* [Given data]:

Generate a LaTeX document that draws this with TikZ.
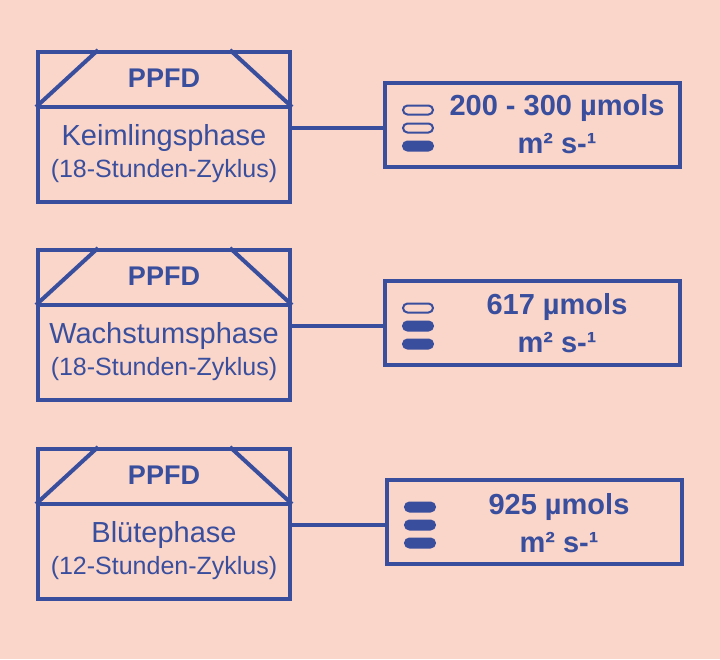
\documentclass[tikz,border=0pt]{standalone}
\usepackage{fontspec}
\setmainfont{Liberation Sans}
\usetikzlibrary{calc}
\usetikzlibrary{positioning}
\definecolor{bgpink}{HTML}{F9D6C9}
\definecolor{ppblue}{HTML}{3A4E9E}
\tikzstyle{phase} = [draw=ppblue, line width=4pt, rectangle, minimum width=252pt, minimum height=150pt, inner sep=0pt]
\tikzstyle{value} = [draw=ppblue, line width=4pt, rectangle, minimum width=295pt, minimum height=84pt, inner sep=0pt]
\tikzstyle{pill} = [draw=ppblue, line width=2pt, rounded corners=4.5pt, minimum width=30pt, minimum height=9pt, inner sep=0pt]
\tikzstyle{pillon} = [pill, fill=ppblue]
\tikzstyle{link} = [draw=ppblue, line width=4pt]
\tikzstyle{txt} = [text=ppblue, inner sep=0pt, font=\fontsize{29}{32}\selectfont]
\tikzstyle{sub} = [text=ppblue, inner sep=0pt, font=\fontsize{25}{28}\selectfont]
\tikzstyle{head} = [text=ppblue, inner sep=0pt, font=\bfseries\fontsize{27}{30}\selectfont]
\tikzstyle{num} = [text=ppblue, inner sep=0pt, font=\bfseries\fontsize{29}{32}\selectfont]

\begin{document}
\begin{tikzpicture}[x=1pt, y=-1pt]
    \fill[bgpink] (0,0) rectangle (720,659);
    \useasboundingbox (0,0) rectangle (720,659);

    % Keimlingsphase
    \node[phase] at (164,127) (phase1) {};
    \draw[link] ($(phase1.west)+(0,-20)$) -- ($(phase1.east)+(0,-20)$);
    \draw[link] ($(phase1.west)+(0,-20)$) -- ($(phase1.north west)+(62,0)$);
    \draw[link] ($(phase1.east)+(0,-20)$) -- ($(phase1.north east)+(-62,0)$);
    \node[head] at (164,78) (head1) {PPFD};
    \node[txt] at (164,138) (name1) {Keimlingsphase};
    \node[sub] at (164,171) (cyc1) {(18-Stunden-Zyklus)};
    \node[value] at (532,125) (val1) {};
    \draw[link] (phase1.east |- 0,128) -- (val1.west |- 0,128);
    \node[pill] at (418,110) (p11) {};
    \node[pill] at (418,128) (p12) {};
    \node[pillon] at (418,146) (p13) {};
    \node[num] at (557,108) (num1) {200 - 300 µmols};
    \node[num] at (557,144) (unit1) {m² s-¹};

    % Wachstumsphase
    \node[phase] at (164,325) (phase2) {};
    \draw[link] ($(phase2.west)+(0,-20)$) -- ($(phase2.east)+(0,-20)$);
    \draw[link] ($(phase2.west)+(0,-20)$) -- ($(phase2.north west)+(62,0)$);
    \draw[link] ($(phase2.east)+(0,-20)$) -- ($(phase2.north east)+(-62,0)$);
    \node[head] at (164,276) (head2) {PPFD};
    \node[txt] at (164,336) (name2) {Wachstumsphase};
    \node[sub] at (164,369) (cyc2) {(18-Stunden-Zyklus)};
    \node[value] at (532,323) (val2) {};
    \draw[link] (phase2.east |- 0,326) -- (val2.west |- 0,326);
    \node[pill] at (418,308) (p21) {};
    \node[pillon] at (418,326) (p22) {};
    \node[pillon] at (418,344) (p23) {};
    \node[num] at (557,307) (num2) {617 µmols};
    \node[num] at (557,343) (unit2) {m² s-¹};

    % Bluetephase
    \node[phase] at (164,524) (phase3) {};
    \draw[link] ($(phase3.west)+(0,-20)$) -- ($(phase3.east)+(0,-20)$);
    \draw[link] ($(phase3.west)+(0,-20)$) -- ($(phase3.north west)+(62,0)$);
    \draw[link] ($(phase3.east)+(0,-20)$) -- ($(phase3.north east)+(-62,0)$);
    \node[head] at (164,475) (head3) {PPFD};
    \node[txt] at (164,535) (name3) {Blütephase};
    \node[sub] at (164,568) (cyc3) {(12-Stunden-Zyklus)};
    \node[value] at (534,522) (val3) {};
    \draw[link] (phase3.east |- 0,525) -- (val3.west |- 0,525);
    \node[pillon] at (420,507) (p31) {};
    \node[pillon] at (420,525) (p32) {};
    \node[pillon] at (420,543) (p33) {};
    \node[num] at (559,507) (num3) {925 µmols};
    \node[num] at (559,543) (unit3) {m² s-¹};
\end{tikzpicture}
\end{document}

* [What to produce]: Go through the listing above and write it out again exactly, dropping the pictures.

* [Exercise solution]:
Generate a LaTeX document that draws this with TikZ.
\documentclass[tikz,border=0pt]{standalone}
\usepackage{fontspec}
\setmainfont{Liberation Sans}
\usetikzlibrary{calc}
\usetikzlibrary{positioning}
\definecolor{bgpink}{HTML}{F9D6C9}
\definecolor{ppblue}{HTML}{3A4E9E}
\tikzstyle{phase} = [draw=ppblue, line width=4pt, rectangle, minimum width=252pt, minimum height=150pt, inner sep=0pt]
\tikzstyle{value} = [draw=ppblue, line width=4pt, rectangle, minimum width=295pt, minimum height=84pt, inner sep=0pt]
\tikzstyle{pill} = [draw=ppblue, line width=2pt, rounded corners=4.5pt, minimum width=30pt, minimum height=9pt, inner sep=0pt]
\tikzstyle{pillon} = [pill, fill=ppblue]
\tikzstyle{link} = [draw=ppblue, line width=4pt]
\tikzstyle{txt} = [text=ppblue, inner sep=0pt, font=\fontsize{29}{32}\selectfont]
\tikzstyle{sub} = [text=ppblue, inner sep=0pt, font=\fontsize{25}{28}\selectfont]
\tikzstyle{head} = [text=ppblue, inner sep=0pt, font=\bfseries\fontsize{27}{30}\selectfont]
\tikzstyle{num} = [text=ppblue, inner sep=0pt, font=\bfseries\fontsize{29}{32}\selectfont]

\begin{document}
\begin{tikzpicture}[x=1pt, y=-1pt]
    \fill[bgpink] (0,0) rectangle (720,659);
    \useasboundingbox (0,0) rectangle (720,659);

    % Keimlingsphase
    \node[phase] at (164,127) (phase1) {};
    \draw[link] ($(phase1.west)+(0,-20)$) -- ($(phase1.east)+(0,-20)$);
    \draw[link] ($(phase1.west)+(0,-20)$) -- ($(phase1.north west)+(62,0)$);
    \draw[link] ($(phase1.east)+(0,-20)$) -- ($(phase1.north east)+(-62,0)$);
    \node[head] at (164,78) (head1) {PPFD};
    \node[txt] at (164,138) (name1) {Keimlingsphase};
    \node[sub] at (164,171) (cyc1) {(18-Stunden-Zyklus)};
    \node[value] at (532,125) (val1) {};
    \draw[link] (phase1.east |- 0,128) -- (val1.west |- 0,128);
    \node[pill] at (418,110) (p11) {};
    \node[pill] at (418,128) (p12) {};
    \node[pillon] at (418,146) (p13) {};
    \node[num] at (557,108) (num1) {200 - 300 µmols};
    \node[num] at (557,144) (unit1) {m² s-¹};

    % Wachstumsphase
    \node[phase] at (164,325) (phase2) {};
    \draw[link] ($(phase2.west)+(0,-20)$) -- ($(phase2.east)+(0,-20)$);
    \draw[link] ($(phase2.west)+(0,-20)$) -- ($(phase2.north west)+(62,0)$);
    \draw[link] ($(phase2.east)+(0,-20)$) -- ($(phase2.north east)+(-62,0)$);
    \node[head] at (164,276) (head2) {PPFD};
    \node[txt] at (164,336) (name2) {Wachstumsphase};
    \node[sub] at (164,369) (cyc2) {(18-Stunden-Zyklus)};
    \node[value] at (532,323) (val2) {};
    \draw[link] (phase2.east |- 0,326) -- (val2.west |- 0,326);
    \node[pill] at (418,308) (p21) {};
    \node[pillon] at (418,326) (p22) {};
    \node[pillon] at (418,344) (p23) {};
    \node[num] at (557,307) (num2) {617 µmols};
    \node[num] at (557,343) (unit2) {m² s-¹};

    % Bluetephase
    \node[phase] at (164,524) (phase3) {};
    \draw[link] ($(phase3.west)+(0,-20)$) -- ($(phase3.east)+(0,-20)$);
    \draw[link] ($(phase3.west)+(0,-20)$) -- ($(phase3.north west)+(62,0)$);
    \draw[link] ($(phase3.east)+(0,-20)$) -- ($(phase3.north east)+(-62,0)$);
    \node[head] at (164,475) (head3) {PPFD};
    \node[txt] at (164,535) (name3) {Blütephase};
    \node[sub] at (164,568) (cyc3) {(12-Stunden-Zyklus)};
    \node[value] at (534,522) (val3) {};
    \draw[link] (phase3.east |- 0,525) -- (val3.west |- 0,525);
    \node[pillon] at (420,507) (p31) {};
    \node[pillon] at (420,525) (p32) {};
    \node[pillon] at (420,543) (p33) {};
    \node[num] at (559,507) (num3) {925 µmols};
    \node[num] at (559,543) (unit3) {m² s-¹};
\end{tikzpicture}
\end{document}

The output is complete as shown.